━━━━━ Source material

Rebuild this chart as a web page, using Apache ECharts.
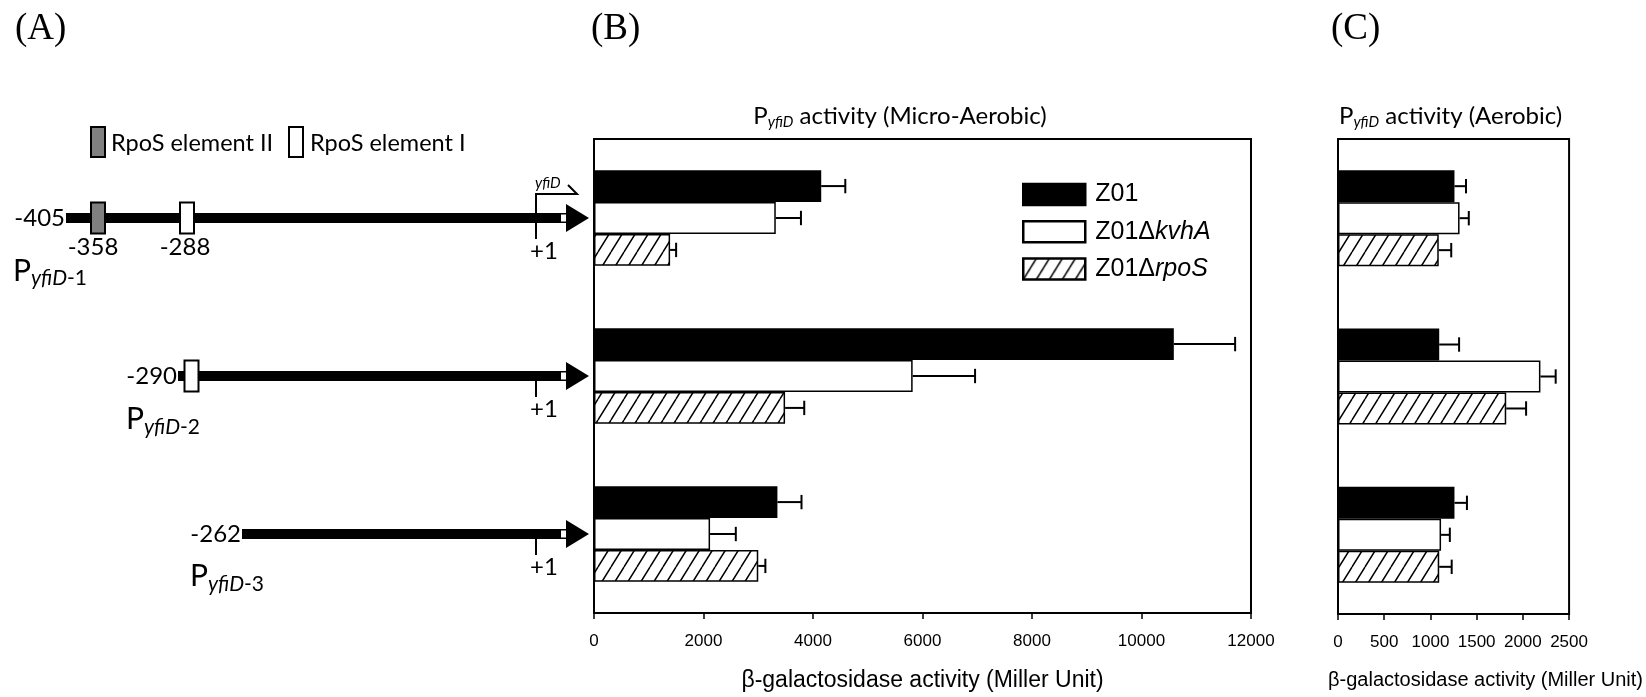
<!DOCTYPE html>
<html><head><meta charset="utf-8">
<script src="https://cdn.jsdelivr.net/npm/echarts@6/dist/echarts.min.js"></script>
<style>html,body{margin:0;padding:0;background:#fff}#c{width:1646px;height:697px}</style>
</head><body><div id="c"></div>
<script>
// ---------- data ----------
const constructs = ['PyfiD-1', 'PyfiD-2', 'PyfiD-3'];
const strains = ['Z01', 'Z01ΔkvhA', 'Z01ΔrpoS'];
// (B) micro-aerobic, Miller units
const microZ01 = [4150, 10590, 3350];
const microZ01Err = [440, 1120, 440];
const microKvhA = [3320, 5820, 2120];
const microKvhAErr = [460, 1140, 470];
const microRpoS = [1390, 3490, 3000];
const microRpoSErr = [110, 350, 130];
// (C) aerobic, Miller units
const aeroZ01 = [1260, 1095, 1260];
const aeroZ01Err = [125, 215, 135];
const aeroKvhA = [1315, 2190, 1115];
const aeroKvhAErr = [100, 165, 95];
const aeroRpoS = [1090, 1820, 1095];
const aeroRpoSErr = [135, 215, 135];
// axes
const microMax = 12000, microStep = 2000;
const aeroMax = 2500, aeroStep = 500;
// schematic labels (panel A)
const startLabels = ['-405', '-290', '-262'];
const row1ElementLabels = ['-358', '-288'];
const axisName = 'β-galactosidase activity (Miller Unit)';

// ---------- styling ----------
const GAP = 0.394;
function hatchPattern() {
  const c = document.createElement('canvas');
  c.width = 13; c.height = 21;
  const g = c.getContext('2d');
  g.fillStyle = '#fff'; g.fillRect(0, 0, 13, 21);
  g.strokeStyle = '#000'; g.lineWidth = 1.5;
  g.beginPath();
  for (const dx of [-13, 0, 13]) { g.moveTo(dx, 21); g.lineTo(dx + 13, 0); }
  g.stroke();
  return c;
}
const hatch = { image: hatchPattern(), repeat: 'repeat' };
const fills = ['#000', '#fff', hatch];

const chart = echarts.init(document.getElementById('c'), null, { renderer: 'canvas' });

function errRender(params, api) {
  const v = api.value(0), e = api.value(1), cat = api.value(2), k = api.value(3);
  const p0 = api.coord([v, cat]), p1 = api.coord([v + e, cat]);
  const band = api.size([0, 1])[1];
  const bw = band * (1 - GAP) / 3;
  const y = p0[1] + (k - 1) * bw;
  const cap = bw * 0.45;
  const st = { stroke: '#000', lineWidth: 2 };
  return { type: 'group', children: [
    { type: 'line', shape: { x1: p0[0], y1: y, x2: p1[0], y2: y }, style: st },
    { type: 'line', shape: { x1: p1[0], y1: y - cap / 2, x2: p1[0], y2: y + cap / 2 }, style: st }
  ]};
}
function errData(groups) {
  const out = [];
  groups.forEach((g, k) => g[0].forEach((v, i) => out.push([v, g[1][i], i, k])));
  return out;
}
function barSeries(name, data, k, ax) {
  return { type: 'bar', name, data, xAxisIndex: ax, yAxisIndex: ax,
    barCategoryGap: (GAP * 100) + '%', barGap: '0%',
    itemStyle: { color: fills[k], borderColor: '#000', borderWidth: 1.5 } };
}
function xAxisCfg(grid, max, step, labelFont, nameFont, namePad) {
  return { gridIndex: grid, type: 'value', min: 0, max, interval: step,
    axisLine: { show: true, lineStyle: { color: '#000', width: 2 } },
    axisTick: { show: true, length: 6, lineStyle: { color: '#000', width: 1.5 } },
    axisLabel: { color: '#000', fontFamily: 'Liberation Sans', fontSize: labelFont, margin: 20,
      formatter: v => String(v) },
    splitLine: { show: false },
    name: axisName, nameLocation: 'middle', nameGap: 56,
    nameTextStyle: { color: '#000', fontFamily: 'Liberation Sans', fontSize: nameFont, padding: namePad } };
}
function yAxisCfg(grid) {
  return { gridIndex: grid, type: 'category', data: constructs, inverse: true,
    axisLine: { show: false }, axisTick: { show: false }, axisLabel: { show: false } };
}

chart.setOption({
  animation: false,
  backgroundColor: '#fff',
  grid: [
    { left: 594, width: 657, top: 139, height: 475, show: true, borderColor: '#000', borderWidth: 2 },
    { left: 1338, width: 248, top: 139, height: 475, show: true, borderColor: '#000', borderWidth: 2 }
  ],
  xAxis: [xAxisCfg(0, microMax, microStep, 17, 23, [0, 0, 0, 0]),
          xAxisCfg(1, aeroMax, aeroStep, 17, 20, [0, 0, 0, 64])],
  yAxis: [yAxisCfg(0), yAxisCfg(1)],
  legend: {
    orient: 'vertical', left: 1017, top: 177, itemWidth: 62, itemHeight: 21, itemGap: 12.3,
    icon: 'rect', data: strains, selectedMode: false,
    itemStyle: { borderColor: '#000', borderWidth: 2.5 },
    textStyle: { color: '#000', fontFamily: 'Liberation Sans', fontSize: 25, padding: [0, 0, 0, 5],
      rich: { n: { fontFamily: 'Liberation Sans', fontSize: 25, color: '#000' },
              i: { fontFamily: 'Liberation Sans', fontSize: 25, fontStyle: 'italic', color: '#000' } } },
    formatter: n => n.indexOf('Δ') > 0 ? '{n|' + n.slice(0, 4) + '}{i|' + n.slice(4) + '}' : '{n|' + n + '}'
  },
  series: [
    barSeries(strains[0], microZ01, 0, 0),
    barSeries(strains[1], microKvhA, 1, 0),
    barSeries(strains[2], microRpoS, 2, 0),
    barSeries(strains[0], aeroZ01, 0, 1),
    barSeries(strains[1], aeroKvhA, 1, 1),
    barSeries(strains[2], aeroRpoS, 2, 1),
    { type: 'custom', xAxisIndex: 0, yAxisIndex: 0, renderItem: errRender, z: 5, clip: false,
      encode: { x: 0, y: 2 },
      data: errData([[microZ01, microZ01Err], [microKvhA, microKvhAErr], [microRpoS, microRpoSErr]]) },
    { type: 'custom', xAxisIndex: 1, yAxisIndex: 1, renderItem: errRender, z: 5, clip: false,
      encode: { x: 0, y: 2 },
      data: errData([[aeroZ01, aeroZ01Err], [aeroKvhA, aeroKvhAErr], [aeroRpoS, aeroRpoSErr]]) }
  ]
});

// ---------- panel A schematic + titles ----------
const rowY = constructs.map(c => chart.convertToPixel({ yAxisIndex: 0 }, c));
const lineStartX = [66, 178, 242];
const pLabelX = [13, 126, 190];
const pLabelDy = [38, 28.7, 27.4];
const ARROW_BASE = 566, ARROW_TIP = 589, TSS_X = 536;
const LATO = 'Lato';
const g = [];
function txt(x, y, text, size, opts) {
  return { type: 'text', x, y, style: Object.assign({ text, fontSize: size, fontFamily: LATO, fill: '#000', align: 'left', verticalAlign: 'middle' }, opts || {}) };
}
function box(x, y, fill) {
  return { type: 'rect', shape: { x, y, width: 14, height: 31 }, style: { fill, stroke: '#000', lineWidth: 2 }, z: 10 };
}
rowY.forEach((cy, i) => {
  g.push({ type: 'rect', shape: { x: lineStartX[i], y: cy - 5, width: ARROW_BASE - lineStartX[i], height: 10 }, style: { fill: '#000' } });
  g.push({ type: 'rect', shape: { x: ARROW_BASE - 5, y: cy - 3.5, width: 5, height: 7 }, style: { fill: '#fff' }, z: 11 });
  g.push({ type: 'polygon', shape: { points: [[ARROW_BASE, cy - 14], [ARROW_TIP, cy], [ARROW_BASE, cy + 14]] }, style: { fill: '#000' } });
  g.push(txt(lineStartX[i] - 1, cy, startLabels[i], 24, { align: 'right' }));
  if (i === 0) {
    g.push({ type: 'polyline', shape: { points: [[TSS_X, cy + 21], [TSS_X, cy - 24], [TSS_X + 41, cy - 24], [TSS_X + 32, cy - 33]] }, style: { stroke: '#000', lineWidth: 2, fill: null }, z: 12 });
    g.push(txt(TSS_X - 1, cy - 35, 'yfiD', 15, { fontStyle: 'italic' }));
  } else {
    g.push({ type: 'line', shape: { x1: TSS_X, y1: cy, x2: TSS_X, y2: cy + 21 }, style: { stroke: '#000', lineWidth: 2 }, z: 12 });
  }
  g.push(txt(TSS_X + 8, cy + 33, '+1', 24, { align: 'center' }));
  g.push({ type: 'text', x: pLabelX[i], y: cy + pLabelDy[i], style: {
    text: '{p|P}{s|yfiD}{n|-' + (i + 1) + '}', fill: '#000', align: 'left', verticalAlign: 'top',
    rich: { p: { fontFamily: LATO, fontSize: 30, lineHeight: 30, verticalAlign: 'top' },
            s: { fontFamily: LATO, fontSize: 21, fontStyle: 'italic', lineHeight: 45 },
            n: { fontFamily: LATO, fontSize: 21, lineHeight: 45 } } } });
});
// row 1 elements
const cy0 = rowY[0];
g.push(box(91, cy0 - 15.5, '#808080'));
g.push(box(180, cy0 - 15.5, '#fff'));
g.push(txt(93, cy0 + 29, row1ElementLabels[0], 24, { align: 'center' }));
g.push(txt(185, cy0 + 29, row1ElementLabels[1], 24, { align: 'center' }));
// row 2 element
g.push(box(184.5, rowY[1] - 15.5, '#fff'));
// element legend
g.push({ type: 'rect', shape: { x: 91, y: 127, width: 14, height: 30 }, style: { fill: '#808080', stroke: '#000', lineWidth: 2 } });
g.push(txt(111, 143, 'RpoS element II', 23.5));
g.push({ type: 'rect', shape: { x: 289, y: 127, width: 14, height: 30 }, style: { fill: '#fff', stroke: '#000', lineWidth: 2 } });
g.push(txt(310, 143, 'RpoS element I', 23.5));
// panel letters
[['(A)', 15], ['(B)', 591], ['(C)', 1331]].forEach(([t, x]) =>
  g.push(txt(x, 29, t, 37, { fontFamily: 'Liberation Serif' })));
// panel titles
function title(x, align, rest) {
  return { type: 'text', x, y: 104, style: {
    text: '{p|P}{s|yfiD}{p| ' + rest + '}', fill: '#000', align, verticalAlign: 'top',
    rich: { p: { fontFamily: LATO, fontSize: 24, lineHeight: 24, verticalAlign: 'top' },
            s: { fontFamily: LATO, fontSize: 15, fontStyle: 'italic', lineHeight: 37 } } } };
}
g.push(title(900, 'center', 'activity (Micro-Aerobic)'));
g.push(title(1339, 'left', 'activity (Aerobic)'));

chart.setOption({ graphic: g });
</script></body></html>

━━━━━━━━━━

Emit the lines of the material exactly, from its first line to the line containing "const fills = ['#000', '#fff', hatch];", inclusive; leave every picture out.

Solution to this problem:
Rebuild this chart as a web page, using Apache ECharts.
<!DOCTYPE html>
<html><head><meta charset="utf-8">
<script src="https://cdn.jsdelivr.net/npm/echarts@6/dist/echarts.min.js"></script>
<style>html,body{margin:0;padding:0;background:#fff}#c{width:1646px;height:697px}</style>
</head><body><div id="c"></div>
<script>
// ---------- data ----------
const constructs = ['PyfiD-1', 'PyfiD-2', 'PyfiD-3'];
const strains = ['Z01', 'Z01ΔkvhA', 'Z01ΔrpoS'];
// (B) micro-aerobic, Miller units
const microZ01 = [4150, 10590, 3350];
const microZ01Err = [440, 1120, 440];
const microKvhA = [3320, 5820, 2120];
const microKvhAErr = [460, 1140, 470];
const microRpoS = [1390, 3490, 3000];
const microRpoSErr = [110, 350, 130];
// (C) aerobic, Miller units
const aeroZ01 = [1260, 1095, 1260];
const aeroZ01Err = [125, 215, 135];
const aeroKvhA = [1315, 2190, 1115];
const aeroKvhAErr = [100, 165, 95];
const aeroRpoS = [1090, 1820, 1095];
const aeroRpoSErr = [135, 215, 135];
// axes
const microMax = 12000, microStep = 2000;
const aeroMax = 2500, aeroStep = 500;
// schematic labels (panel A)
const startLabels = ['-405', '-290', '-262'];
const row1ElementLabels = ['-358', '-288'];
const axisName = 'β-galactosidase activity (Miller Unit)';

// ---------- styling ----------
const GAP = 0.394;
function hatchPattern() {
  const c = document.createElement('canvas');
  c.width = 13; c.height = 21;
  const g = c.getContext('2d');
  g.fillStyle = '#fff'; g.fillRect(0, 0, 13, 21);
  g.strokeStyle = '#000'; g.lineWidth = 1.5;
  g.beginPath();
  for (const dx of [-13, 0, 13]) { g.moveTo(dx, 21); g.lineTo(dx + 13, 0); }
  g.stroke();
  return c;
}
const hatch = { image: hatchPattern(), repeat: 'repeat' };
const fills = ['#000', '#fff', hatch];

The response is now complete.